I'll be working as an independent contractor for a US company for the next several months. I'm still living and working in Canada. It's my first time being self-employed.

I came across articles such as this: http://www.withsquirrelly.com/when-...for-the-gst-hst-as-an-independent-contractor/ that talk about charging GST/HST once your revenue passes $30,000. I do expect to pass this threshold over the course of working for them.

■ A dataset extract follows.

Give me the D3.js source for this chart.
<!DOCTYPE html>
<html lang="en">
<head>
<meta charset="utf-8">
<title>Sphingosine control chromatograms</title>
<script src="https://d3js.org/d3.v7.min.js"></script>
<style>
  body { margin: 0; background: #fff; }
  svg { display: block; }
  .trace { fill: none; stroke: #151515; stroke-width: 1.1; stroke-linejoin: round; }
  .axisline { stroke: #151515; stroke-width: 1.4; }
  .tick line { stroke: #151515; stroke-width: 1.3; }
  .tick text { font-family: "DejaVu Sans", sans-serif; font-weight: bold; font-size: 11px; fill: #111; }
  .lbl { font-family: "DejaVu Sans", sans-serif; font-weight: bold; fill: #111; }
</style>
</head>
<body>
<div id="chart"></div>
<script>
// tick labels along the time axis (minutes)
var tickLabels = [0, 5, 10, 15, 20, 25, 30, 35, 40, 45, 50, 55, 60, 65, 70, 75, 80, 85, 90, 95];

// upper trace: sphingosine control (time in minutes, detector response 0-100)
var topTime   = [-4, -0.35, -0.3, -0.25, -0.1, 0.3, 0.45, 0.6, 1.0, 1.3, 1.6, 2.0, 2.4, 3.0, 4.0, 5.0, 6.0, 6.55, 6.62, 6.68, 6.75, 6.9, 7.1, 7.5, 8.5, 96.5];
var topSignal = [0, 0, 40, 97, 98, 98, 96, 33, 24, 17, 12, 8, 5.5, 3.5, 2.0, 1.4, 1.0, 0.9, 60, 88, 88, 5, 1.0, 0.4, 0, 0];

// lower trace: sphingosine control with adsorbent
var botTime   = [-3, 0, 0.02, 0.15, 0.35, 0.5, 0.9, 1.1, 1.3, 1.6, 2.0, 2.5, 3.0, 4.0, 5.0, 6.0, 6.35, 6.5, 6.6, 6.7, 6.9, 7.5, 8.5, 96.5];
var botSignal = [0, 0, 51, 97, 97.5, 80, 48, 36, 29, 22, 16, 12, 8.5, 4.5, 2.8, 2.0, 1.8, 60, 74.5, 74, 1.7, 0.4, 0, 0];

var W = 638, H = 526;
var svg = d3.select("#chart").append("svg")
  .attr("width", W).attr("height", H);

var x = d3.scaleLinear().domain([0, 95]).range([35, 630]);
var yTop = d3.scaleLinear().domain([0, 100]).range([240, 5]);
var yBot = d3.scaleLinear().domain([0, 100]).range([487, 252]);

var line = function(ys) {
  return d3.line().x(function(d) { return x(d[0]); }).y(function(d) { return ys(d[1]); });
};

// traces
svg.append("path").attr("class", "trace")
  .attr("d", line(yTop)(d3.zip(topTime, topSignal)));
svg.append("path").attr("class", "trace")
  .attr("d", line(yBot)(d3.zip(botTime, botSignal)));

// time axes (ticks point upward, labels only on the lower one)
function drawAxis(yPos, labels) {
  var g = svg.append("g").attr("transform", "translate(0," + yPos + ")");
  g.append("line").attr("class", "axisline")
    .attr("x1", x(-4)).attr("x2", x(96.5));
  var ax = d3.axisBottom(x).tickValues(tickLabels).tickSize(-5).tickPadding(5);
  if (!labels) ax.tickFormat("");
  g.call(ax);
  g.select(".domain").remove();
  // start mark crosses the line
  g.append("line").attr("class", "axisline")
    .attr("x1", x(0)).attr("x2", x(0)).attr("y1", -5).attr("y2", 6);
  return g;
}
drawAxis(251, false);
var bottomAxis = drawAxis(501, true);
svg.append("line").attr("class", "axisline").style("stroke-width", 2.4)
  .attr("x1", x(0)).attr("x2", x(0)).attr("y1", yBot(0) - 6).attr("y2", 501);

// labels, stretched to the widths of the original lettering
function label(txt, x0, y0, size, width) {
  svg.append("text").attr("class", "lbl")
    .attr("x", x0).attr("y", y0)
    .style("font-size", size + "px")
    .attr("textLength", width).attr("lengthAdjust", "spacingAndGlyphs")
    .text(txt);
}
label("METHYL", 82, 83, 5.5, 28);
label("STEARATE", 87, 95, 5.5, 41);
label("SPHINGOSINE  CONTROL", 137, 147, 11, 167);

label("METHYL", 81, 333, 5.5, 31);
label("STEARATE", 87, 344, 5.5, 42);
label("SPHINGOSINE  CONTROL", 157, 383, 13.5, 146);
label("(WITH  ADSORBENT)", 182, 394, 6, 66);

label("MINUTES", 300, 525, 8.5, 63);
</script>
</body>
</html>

- does this still apply to me, given I'm working for a US company?
- since the billing rate is clearly stated in the contract, does the GST/HST end up coming out of my pocket? Or is it still acceptable to bill them beyond the contracted rate due to taxes? (i.e. if agreed rate is $50/hr is it ok to bill them $55 due to GST/HST?)
- speaking of billing them, is it enough to just send them an email, or does it need to be sent by snail mail for some reason?

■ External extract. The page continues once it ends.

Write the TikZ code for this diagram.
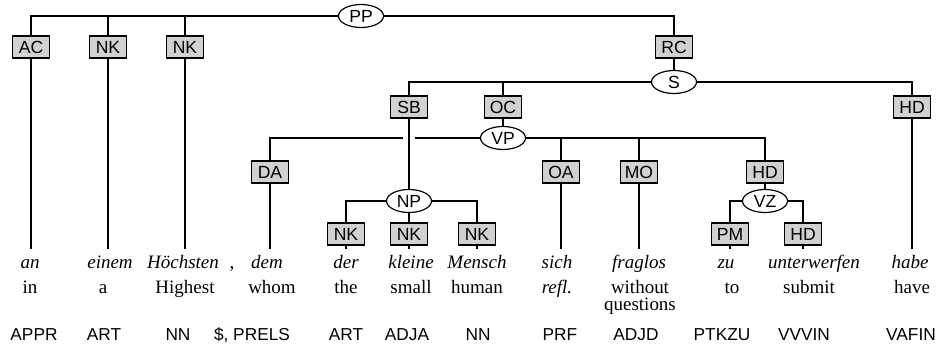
\documentclass[tikz,border=0pt]{standalone}
\usepackage{fontspec}
\setmainfont{Liberation Serif}
\setsansfont{Liberation Sans}
\usetikzlibrary{shapes.geometric}

\begin{document}
\begin{tikzpicture}[x=0.025cm, y=-0.025cm, line width=0.85pt,
    cat node/.style={ellipse,draw,fill=white,inner sep=0pt,minimum width=1.125cm,minimum height=0.575cm,font=\sffamily\fontsize{12.5}{12}\selectfont},
    fn node/.style={rectangle,draw,line width=1.1pt,fill=black!18,inner sep=0pt,minimum width=0.93cm,minimum height=0.55cm,font=\sffamily\fontsize{12.5}{12}\selectfont},
    word/.style={anchor=base,inner ysep=3pt,text height=10pt,font=\itshape\fontsize{13.5}{16}\selectfont},
    gloss/.style={anchor=base,font=\fontsize{13.5}{12}\selectfont},
    tag/.style={anchor=base,font=\sffamily\fontsize{12.3}{12}\selectfont},
    hv/.style={to path={-| (\tikztotarget)}}]

  \useasboundingbox (0,0) rectangle (939,347);

  % categories
  \node[cat node] (PP) at (361,16) {PP};
  \node[cat node] (S)  at (674,82) {S};
  \node[cat node] (VP) at (503,138) {VP};
  \node[cat node] (NP) at (409,201) {NP};
  \node[cat node] (VZ) at (765,201) {VZ};

  % functions
  \node[fn node] (AC)  at (31,47)  {AC};
  \node[fn node] (NKa) at (108,47) {NK};
  \node[fn node] (NKb) at (185,47) {NK};
  \node[fn node] (RC)  at (674,47) {RC};
  \node[fn node] (SB)  at (409,107) {SB};
  \node[fn node] (OC)  at (503,107) {OC};
  \node[fn node] (HDs) at (912,107) {HD};
  \node[fn node] (DA)  at (270,172) {DA};
  \node[fn node] (OA)  at (561,172) {OA};
  \node[fn node] (MO)  at (639,172) {MO};
  \node[fn node] (HDv) at (765,172) {HD};
  \node[fn node] (NKc) at (346,234) {NK};
  \node[fn node] (NKd) at (409,234) {NK};
  \node[fn node] (NKe) at (477,234) {NK};
  \node[fn node] (PM)  at (730,234) {PM};
  \node[fn node] (HDz) at (803,234) {HD};

  % words
  \node[word] (w1)  at (30,268)  {an};
  \node[word] (w2)  at (110,268) {einem};
  \node[word] (w3)  at (183,268) {Höchsten};
  \node[word,font=\fontsize{13.5}{16}\selectfont] (w4) at (232,268) {,};
  \node[word] (w5)  at (267,268) {dem};
  \node[word] (w6)  at (346,268) {der};
  \node[word] (w7)  at (411,268) {kleine};
  \node[word] (w8)  at (477,268) {Mensch};
  \node[word] (w9)  at (557,268) {sich};
  \node[word] (w10) at (639,268) {fraglos};
  \node[word] (w11) at (726,268) {zu};
  \node[word] (w12) at (814,268) {unterwerfen};
  \node[word] (w13) at (910,268) {habe};

  % glosses
  \node[gloss] (g1)  at (30,293)  {in};
  \node[gloss] (g2)  at (103,293) {a};
  \node[gloss] (g3)  at (185,293) {Highest};
  \node[gloss] (g5)  at (272,293) {whom};
  \node[gloss] (g6)  at (346,293) {the};
  \node[gloss] (g7)  at (411,293) {small};
  \node[gloss] (g8)  at (477,293) {human};
  \node[gloss,font=\itshape\fontsize{13.5}{12}\selectfont] (g9) at (557,293) {refl.};
  \node[gloss,align=center] (g10) at (640,310) {without\\questions};
  \node[gloss] (g11) at (732,293) {to};
  \node[gloss] (g12) at (809,293) {submit};
  \node[gloss] (g13) at (912,293) {have};

  % tags
  \node[tag] (t1)  at (34,340)  {APPR};
  \node[tag] (t2)  at (104,340) {ART};
  \node[tag] (t3)  at (178,340) {NN};
  \node[tag] (t5)  at (252,340) {\$, PRELS};
  \node[tag] (t6)  at (346,340) {ART};
  \node[tag] (t7)  at (407,340) {ADJA};
  \node[tag] (t8)  at (478,340) {NN};
  \node[tag] (t9)  at (560,340) {PRF};
  \node[tag] (t10) at (636,340) {ADJD};
  \node[tag] (t11) at (722,340) {PTKZU};
  \node[tag] (t12) at (804,340) {VVVIN};
  \node[tag] (t13) at (911,340) {VAFIN};

  \path[draw]
    (PP) edge[hv] (AC)
         edge[hv] (NKa)
         edge[hv] (NKb)
         edge[hv] (RC)
    (RC) edge (S)
    (S)  edge[hv] (SB)
         edge[hv] (OC)
         edge[hv] (HDs)
    (OC) edge (VP)
    (VP) edge[hv] (DA)
         edge[hv] (OA)
         edge[hv] (MO)
         edge[hv] (HDv)
    (HDv) edge (VZ)
    (NP) edge[hv] (NKc)
         edge (NKd)
         edge[hv] (NKe)
    (VZ) edge[hv] (PM)
         edge[hv] (HDz);

  % SB crosses the VP line
  \draw[preaction={draw,white,line width=8pt}] (SB) -- (NP);

  \foreach \f/\w in {AC/w1, NKa/w2, NKb/w3, DA/w5, NKc/w6, NKd/w7, NKe/w8,
                     OA/w9, MO/w10, PM/w11, HDz/w12, HDs/w13}
    \draw (\f) -- (\f |- \w.north);

\end{tikzpicture}
\end{document}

Hopefully someone's been through this situation before and can advise


----------



## Homerhomer (Oct 18, 2010)

You will need to register for gst as long as you have taxable services, ei if you were to make sales to someone in Canada you would charge them gst. For your US client you will not charge them gst and the good news is you will be able to claim your gst paid on purchases as a refund on your gst return.

Email invoice is just fine.

If your sales do not exceed $30K in any given year than you don't have to register for gst but you should since you can claim gst paid on expenses.


----------



## llagebs (Feb 24, 2014)

Ok, thanks. Looks like I will register for GST, although I won't be charging my client since they're not canadian. Seems like busywork, but oh well.


----------



## off.by.10 (Mar 16, 2014)

llagebs said:


> Seems like busywork, but oh well.


It's really not that bad. You have to fill a one page form every year (around tax time) with basically the amount of tax you collected (0 for you) and how much you paid as part of your expenses. Mail that back and get a check a few weeks later.

Keeping track of your expenses along with all the documentation for them is the annoying part.


----------



## kcowan (Jul 1, 2010)

Make sure to request annual filing in June. You can file electronically. The GST you pay on equipment is all deductible and that can be significant. Once you have done the accounting as a part of your income tax filing, the GST filing takes 5 minutes. I worked this way for 7 years. It took me a couple of years to get away from quarterly filing, which was a royal pita.


----------